Sein privates Glück fand er in der Liebe seines Lebens: Am 23. September 1924 heiratete er in München die katholische, gebürtige Münchnerin Elisabeth Burkhardt; sie kam aus einfachem Hause, ihr Vater war Schriftsetzer, die Mutter war Etuimacherin und Hausfrau. Im Oktober 1924 zog das frisch vermählte Ehepaar nach Dresden, wo sich Moritz als selbstständiger Handelsvertreter etablierte.

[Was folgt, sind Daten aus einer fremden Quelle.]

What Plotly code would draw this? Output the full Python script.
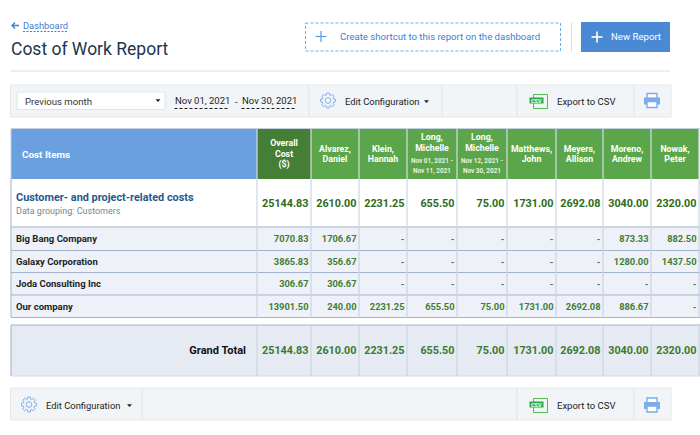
import math
import plotly.graph_objects as go

######################
# Report values
######################
col_heads = [["Overall", "Cost", "($)"], ["Alvarez,", "Daniel"], ["Klein,", "Hannah"],
             ["Long,", "Michelle"], ["Long,", "Michelle"], ["Matthews,", "John"],
             ["Meyers,", "Allison"], ["Moreno,", "Andrew"], ["Nowak,", "Peter"]]
head_dates = [[], [], [], ["Nov 01, 2021 -", "Nov 11, 2021"], ["Nov 12, 2021 -", "Nov 30, 2021"],
              [], [], [], []]

row_names = ["Big Bang Company", "Galaxy Corporation", "Joda Consulting Inc", "Our company"]
customer_total = ["25144.83", "2610.00", "2231.25", "655.50", "75.00", "1731.00", "2692.08", "3040.00", "2320.00"]
big_bang = ["7070.83", "1706.67", "-", "-", "-", "-", "-", "873.33", "882.50"]
galaxy = ["3865.83", "356.67", "-", "-", "-", "-", "-", "1280.00", "1437.50"]
joda = ["306.67", "306.67", "-", "-", "-", "-", "-", "-", "-"]
our_company = ["13901.50", "240.00", "2231.25", "655.50", "75.00", "1731.00", "2692.08", "886.67", "-"]
grand_total = ["25144.83", "2610.00", "2231.25", "655.50", "75.00", "1731.00", "2692.08", "3040.00", "2320.00"]

######################
# Grid and colours
######################
col_edges = [11, 257, 311, 359, 407, 457, 507, 556, 603, 651, 699]
row_edges = [179, 227, 250.5, 272.5, 295, 317.5]
head_top, head_bot = 128.5, 179
total_top, total_bot = 325, 376

FONT = "Roboto"
BLUE = "#4a8ad4"
LINK = "#3d7fcf"
GRID = "#ccd5e5"
RULE = "#a3b2cc"
TOOLBAR = "#f2f5f7"
TOOLLINE = "#e3e7ea"

shapes, notes = [], []


def rect(x0, y0, x1, y1, fill="rgba(0,0,0,0)", line=None, width=1, dash=None):
    shapes.append(dict(type="rect", x0=x0, y0=y0, x1=x1, y1=y1, xref="x", yref="y", fillcolor=fill, layer="below",
                       line=dict(color=line or "rgba(0,0,0,0)", width=width if line else 0, dash=dash)))


def hline(x0, x1, y, color, width=1, dash=None):
    shapes.append(dict(type="line", x0=x0, x1=x1, y0=y, y1=y, xref="x", yref="y", layer="below",
                       line=dict(color=color, width=width, dash=dash)))


def vline(x, y0, y1, color, width=1):
    shapes.append(dict(type="line", x0=x, x1=x, y0=y0, y1=y1, xref="x", yref="y", layer="below",
                       line=dict(color=color, width=width)))


def label(x, y, text, size, color, anchor="left", bold=False):
    notes.append(dict(x=x, y=y, xref="x", yref="y", text="<b>%s</b>" % text if bold else text, showarrow=False,
                      xanchor=anchor, yanchor="middle", font=dict(family=FONT, size=size, color=color),
                      borderpad=0, borderwidth=0))


def plus(cx, cy, r, color, width=1.5):
    hline(cx - r, cx + r, cy, color, width)
    vline(cx, cy - r, cy + r, color, width)


def gear(cx, cy):
    # eight teeth, drawn as one closed outline
    pts = []
    for k in range(8):
        for step, r in [(-0.28, 5.6), (-0.16, 7.6), (0.16, 7.6), (0.28, 5.6)]:
            a = (k + step * 1.4) * math.pi / 4
            pts.append((cx + r * math.cos(a), cy + r * math.sin(a)))
    path = "M " + " L ".join("%.2f %.2f" % p for p in pts) + " Z"
    shapes.append(dict(type="path", path=path, xref="x", yref="y", layer="below",
                       line=dict(color="#7fb0ea", width=1)))
    shapes.append(dict(type="circle", x0=cx - 2.8, x1=cx + 2.8, y0=cy - 2.8, y1=cy + 2.8, xref="x", yref="y",
                       layer="below", line=dict(color="#7fb0ea", width=1)))


def caret(cx, cy, color="#222222"):
    shapes.append(dict(type="path", path="M %g %g L %g %g L %g %g Z" % (cx - 2.5, cy - 1.2, cx + 2.5, cy - 1.2, cx, cy + 1.6),
                       xref="x", yref="y", fillcolor=color, line=dict(width=0), layer="below"))


def csv_icon(cx, cy):
    rect(cx - 5, cy - 7, cx + 9, cy + 7, fill="#eef7ee", line="#5cb85c", width=1)
    rect(cx - 9, cy - 4, cx + 5, cy + 2, fill="#27a84a")
    label(cx - 2, cy - 1, "CSV", 5.5, "#ffffff", anchor="center", bold=True)


def printer(cx, cy):
    rect(cx - 5, cy - 7, cx + 5, cy - 2, fill="#ffffff", line="#7bacec", width=1.4)
    rect(cx - 8, cy - 3, cx + 8, cy + 4, fill="#7bacec")
    rect(cx - 5, cy + 1, cx + 5, cy + 7, fill="#ffffff", line="#7bacec", width=1.4)


def toolbar(y0, y1, dividers):
    rect(10.5, y0, 671, y1, fill=TOOLBAR, line=TOOLLINE, width=1)
    for x in dividers:
        vline(x, y0, y1, TOOLLINE, 1.2)


######################
# Page header
######################
shapes.append(dict(type="path", path="M 12 25.5 L 19 25.5 M 15 22.5 L 12 25.5 L 15 28.5", xref="x", yref="y",
                   layer="below", line=dict(color=LINK, width=1.3)))
label(23, 25.5, "Dashboard", 9.3, LINK)
hline(23, 68.5, 31.5, LINK, 1, "2px,1.5px")
label(10.5, 49, "Cost of Work Report", 17.5, "#1d3550")
hline(11, 670, 71, "#e8e9eb", 1.6)

rect(305.5, 23, 560.5, 51, fill="#ffffff", line="#6aaef0", width=1, dash="3px,2px")
plus(321, 36.5, 5.5, "#5b9be0", 1.2)
label(339.5, 36.5, "Create shortcut to this report on the dashboard", 9.6, LINK)
vline(571.5, 22.5, 52, "#dddfe2", 1)
rect(581, 22, 670, 52, fill=BLUE)
plus(597, 37, 5.5, "#ffffff", 1.6)
label(610.5, 36.5, "New Report", 9.6, "#ffffff")

######################
# Toolbars
######################
toolbar(85, 117, [309, 442, 517, 634])
rect(17, 92, 165, 109.5, fill="#ffffff", line="#dfe4ea", width=1)
label(24.5, 101, "Previous month", 9.6, "#333333")
caret(158, 100.5)
label(174.5, 100, "Nov 01, 2021", 9.5, "#222222")
hline(174.5, 229.5, 108.5, "#222222", 1, "3px,2px")
label(235, 101, "-", 9.5, "#222222")
label(241.5, 100, "Nov 30, 2021", 9.5, "#222222")
hline(241.5, 296.5, 108.5, "#222222", 1, "3px,2px")
gear(328, 100.5)
label(344.5, 101, "Edit Configuration", 9.4, "#222222")
caret(426.5, 101.5)
csv_icon(538.5, 101.5)
label(556.5, 101, "Export to CSV", 9.5, "#222222")
printer(652, 100.5)

toolbar(388, 420, [142, 517, 634])
gear(29, 404.5)
label(45.5, 405, "Edit Configuration", 9.4, "#222222")
caret(129.5, 405.5)
csv_icon(538.5, 405.5)
label(556.5, 405, "Export to CSV", 9.5, "#222222")
printer(652, 405)

######################
# Report grid
######################
rect(11, head_top, col_edges[1], head_bot, fill="#6a9fe0")
for i in range(len(col_heads)):
    rect(col_edges[i + 1], head_top, col_edges[i + 2], head_bot, fill="#457f35" if i == 0 else "#5ba54a")
for x in col_edges[1:]:
    vline(x, head_top, head_bot, "#d5dde8", 1.2)
hline(11, 700, head_top, "#c5d0e0", 1)
vline(11, head_top, head_bot, "#c5d0e0", 1)

rect(11, row_edges[1], 700, row_edges[-1], fill="#eef1f8")
rect(11, total_top, 700, total_bot, fill="#e5eaf3")
for y in row_edges[1:]:
    hline(11, 700, y, RULE, 1.2)
hline(11, 700, total_top, RULE, 1.2)
hline(11, 700, total_bot, "#d5dbe7", 1.2)
for y0, y1 in [(row_edges[0], row_edges[-1]), (total_top, total_bot)]:
    vline(11, y0, y1, RULE, 1)
    for x in col_edges[1:]:
        vline(x, y0, y1, GRID, 1.2)

fig = go.Figure()


def text_trace(xs, ys, texts, size, color, pos="middle left"):
    fig.add_trace(go.Scatter(x=xs, y=[y + 1.3 for y in ys], text=texts, mode="text", textposition=pos,
                             hoverinfo="skip", showlegend=False, cliponaxis=False,
                             textfont=dict(family=FONT, size=size, color=color)))


right_edges = [x - 2.5 for x in col_edges[2:]]
mids = [(a + b) / 2 for a, b in zip(col_edges[1:-1], col_edges[2:])]
bold = lambda items: ["<b>%s</b>" % t for t in items]

# header captions, one point per line so that the pitch matches the page
head_x, head_y, head_t, date_x, date_y, date_t = [], [], [], [], [], []
for mid, lines, dates in zip(mids, col_heads, head_dates):
    top = 143 if len(lines) == 3 else 137 if dates else 148.5
    for k, line in enumerate(lines):
        head_x.append(mid)
        head_y.append(top + k * 10.3)
        head_t.append(line)
    for k, line in enumerate(dates):
        date_x.append(mid)
        date_y.append(160 + k * 10)
        date_t.append(line)
text_trace(head_x, head_y, bold(head_t), 8.8, "#ffffff", "middle center")
text_trace(date_x, date_y, bold(date_t), 6.4, "#e6f2e2", "middle center")
text_trace([22], [154], bold(["Cost Items"]), 9.9, "#ffffff", "middle right")

# customer group row
text_trace(right_edges, [203.5] * 9, bold(customer_total), 10.8, "#2c6b22")
text_trace([16], [196.5], bold(["Customer- and project-related costs"]), 10.9, "#245a8c", "middle right")
text_trace([16], [210], ["Data grouping: Customers"], 9, "#7b8592", "middle right")

# customer rows
row_mids = [(a + b) / 2 for a, b in zip(row_edges[1:-1], row_edges[2:])]
for name, vals, y in zip(row_names, [big_bang, galaxy, joda, our_company], row_mids):
    text_trace([16], [y], bold([name]), 9.5, "#1b1f24", "middle right")
    text_trace(right_edges, [y] * 9, bold(vals), 9.3, "#3f7e36")

# grand total
text_trace([246], [350], bold(["Grand Total"]), 11, "#111111")
text_trace(right_edges, [350] * 9, bold(grand_total), 10.8, "#3a7a2e")

fig.update_layout(
    width=700, height=435, margin=dict(l=0, r=0, t=0, b=0),
    plot_bgcolor="#ffffff", paper_bgcolor="#ffffff", showlegend=False,
    xaxis=dict(range=[0, 700], visible=False, fixedrange=True),
    yaxis=dict(range=[435, 0], visible=False, fixedrange=True),
    shapes=shapes, annotations=notes,
)

# the page body has a default margin that would push the chart off its place
fig.write_html("out.html", config=dict(displayModeBar=False),
               post_script="document.body.style.margin='0';")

Bis 1929 wohnten Elisabeth und Moritz Stühler in der Gerokstraße in Dresden, ab 1930 in der Wallotstraße. Am 1. Januar 1930 wurde Sohn Bernhard geboren. Er erhielt den Vornamen seines jüdischen Großvaters, der 1929 in Hammelburg gestorben war. Die Eltern entschieden, ihren Sohn im jüdischen Glauben zu erziehen. Moritz und sein Sohn Bernhard waren bis 1944/45 Mitglied der Jüdischen Gemeinde Dresden.

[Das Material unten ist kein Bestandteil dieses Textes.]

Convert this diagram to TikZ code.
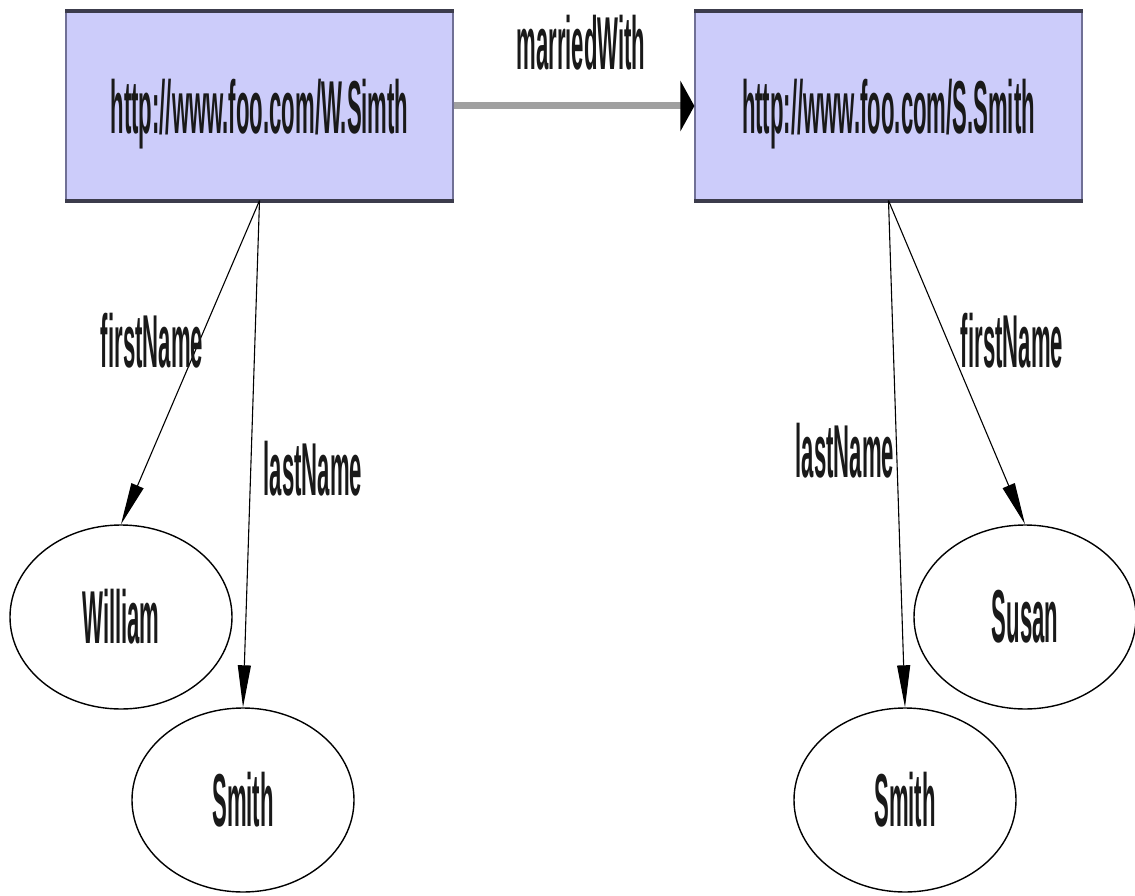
\documentclass[tikz,border=0pt]{standalone}
\usepackage{fontspec}
\setmainfont{Liberation Sans}
\usetikzlibrary{shapes.geometric,arrows.meta}
\definecolor{resfill}{RGB}{204,204,250}
\definecolor{resside}{RGB}{112,112,150}
\definecolor{resedge}{RGB}{60,60,76}
\definecolor{relline}{RGB}{160,160,160}
% condensed sans text
\newcommand{\cond}[1]{\scalebox{0.295}[1]{#1}}
\begin{document}
\begin{tikzpicture}[x=1pt,y=-1pt,
  txt/.style={font=\fontsize{75}{80}\selectfont\bfseries, inner sep=0pt, text=black!90},
  resource/.style={txt, rectangle, fill=resfill, draw=resside, line width=1.2pt,
    minimum width=387pt, minimum height=188pt, text depth=0pt},
  literal/.style={txt, ellipse, draw=black, line width=1.4pt, fill=white,
    minimum width=222pt, minimum height=184pt},
  edgelabel/.style={txt, anchor=base},
  prop/.style={draw=black, line width=1.1pt, -{Triangle[length=42pt,width=13pt]}},
  rel/.style={draw=relline, line width=7pt, -{Triangle[length=14pt,width=50pt,black]}},
  band/.style={draw=resedge, line width=4pt}]
\useasboundingbox (0,0) rectangle (1135,896);

% resources
\node[resource] (w) at (259.5,106) {\cond{http://www.foo.com/W.Simth}};
\node[resource] (s) at (888.5,106) {\cond{http://www.foo.com/S.Smith}};
\foreach \r in {w,s}{
  \draw[band] (\r.north west) -- (\r.north east);
  \draw[band] (\r.south west) -- (\r.south east);
}

% literals
\node[literal] (wfirst) at (121,617) {\cond{William}};
\node[literal] (wlast)  at (243,800) {\cond{Smith}};
\node[literal] (sfirst) at (1025,617) {\cond{Susan}};
\node[literal] (slast)  at (905,800) {\cond{Smith}};

% relation between the resources
\draw[rel] (w.east) -- (s.west);
\node[edgelabel] (lmarried) at (581,70) {\cond{marriedWith}};

% properties
\draw[prop] (w.south) -- (wfirst.north);
\draw[prop] (w.south) -- (wlast.north);
\draw[prop] (s.south) -- (sfirst.north);
\draw[prop] (s.south) -- (slast.north);

\node[edgelabel] (lwfirst) at (152,367) {\cond{firstName}};
\node[edgelabel] (lwlast)  at (313,495) {\cond{lastName}};
\node[edgelabel] (lsfirst) at (1012,367) {\cond{firstName}};
\node[edgelabel] (lslast)  at (845,477) {\cond{lastName}};
\end{tikzpicture}
\end{document}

Die Machtergreifung der Nationalsozialisten 1933 veränderte das Leben der Familie radikal. Seit dem 1. April 1933 war Moritz vom Boykott der jüdischen Geschäfte betroffen. Er durfte mit „rein-arischen“ Geschäftspartnern und Kunden keinen Handel mehr treiben. Das Familieneinkommen brach ein. Sämtliche antijüdische Maßnahmen trafen Moritz` Ehefrau Elisabeth ebenso. Nach Erlass der Nürnberger Rassengesetze war sie fortgesetzt mit dem Vorwurf der „Rassenschande“ konfrontiert. Der sechsjährige Bernhard konnte 1936 nicht in die allg. Volksschule eingeschult werden. Die Jüdische Gemeinde Dresden organisierte für die betroffenen Kinder einen eigenen Elementarunterricht, der mit dem Pogrom im November 1938 endete. Die Pogromschläger zerstörten nicht nur die Semper-Synagoge, sondern auch sämtliche andere Gebäude und Einrichtungen der Jüdischen Gemeinde.

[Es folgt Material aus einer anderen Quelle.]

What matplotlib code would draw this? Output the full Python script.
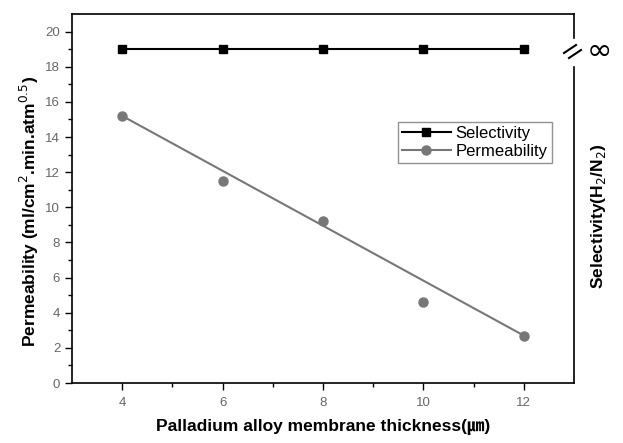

Im Stadtarchiv Hammelburg ist dokumentiert, dass Moritz Stühler schon zum 31. Dezember 1938, sieben Wochen nach dem Pogrom, in ein sog. „Judenhaus“ umziehen musste: in die Strehlener Straße 52. Die Privatwohnung in der Wallotstraße 35 musste geräumt werden. Ab 1. Januar 1939 war im Personalausweis der Beinamen „Israel“ eingetragen. Moritz konnte seinen Beruf nicht mehr ausüben und wurde zur Zwangsarbeit abgeordnet. Das Adressbruch Dresden des Jahres 1940 nennt die Strehlener Straße 52 noch als Wohnadresse des Moritz Stühler, ab 1941 wird er im Adressbuch überhaupt nicht mehr genannt. Das städtische Adressbuch war ab 1941 „judenfrei“ und nahm die „Endlösung“ voraus.
Moritz Stühler starb am 1. Dezember 1944 – nach fünfjähriger Zwangsarbeit und systematischer Mangelernährung, die zuletzt nur noch aus verschimmeltem Brot und verdorbenen Kartoffeln bestand - im „Judenhaus“ in der Zeughausstraße 1 an einem eitrigen Mandelabzess. Seine Frau Elisabeth und Sohn Bernhard mussten weiter im „Judenhaus“ wohnen. Sie erhielten am 13. Februar 1945 die Aufforderung zur Deportation. Am Abend desselben Tages begann das Bombardement über Dresden, das beide unversehrt überlebten. Elisabeth floh mit dem 14-jährigen Sohn nach Schweitenkirchen in den Landkreis Pfaffenhofen a. d. Ilm, wo Elisabeths Vater wohnte. Beide emigrierten 1947 nach San Francisco, Kalifornien (USA).
Quellen
Adressbücher Dresden der Jahre 1925 – 1930, https://adressbuecher.sachsendigital.de/
Sächsische Gedenkstätten, „Juden in Dresden“, https://www.stsg.de/cms/dresdner-juden
Stadtarchiv Bonn.
Stadtarchiv München.
Standesamt Hammelburg, Geburtsurkunde des Moritz Stühler, Nr. 30/1897.
Klemperer, Victor: Ich will Zeugnis ablegen bis zum letzten, Tagebücher 1933 – 1945, Eine Auswahl. Spiegel-Edition 23, Berlin 2006/2007.
Sterbeurkunde Moritz Stühler, Nr. 5075/1944/1 Standesamt X Dresden.
Stöckner, Karl: Fundmaterialien von einstmaligen jüdischen Bürgern Hammelburgs. Stadtarchiv Hammelburg.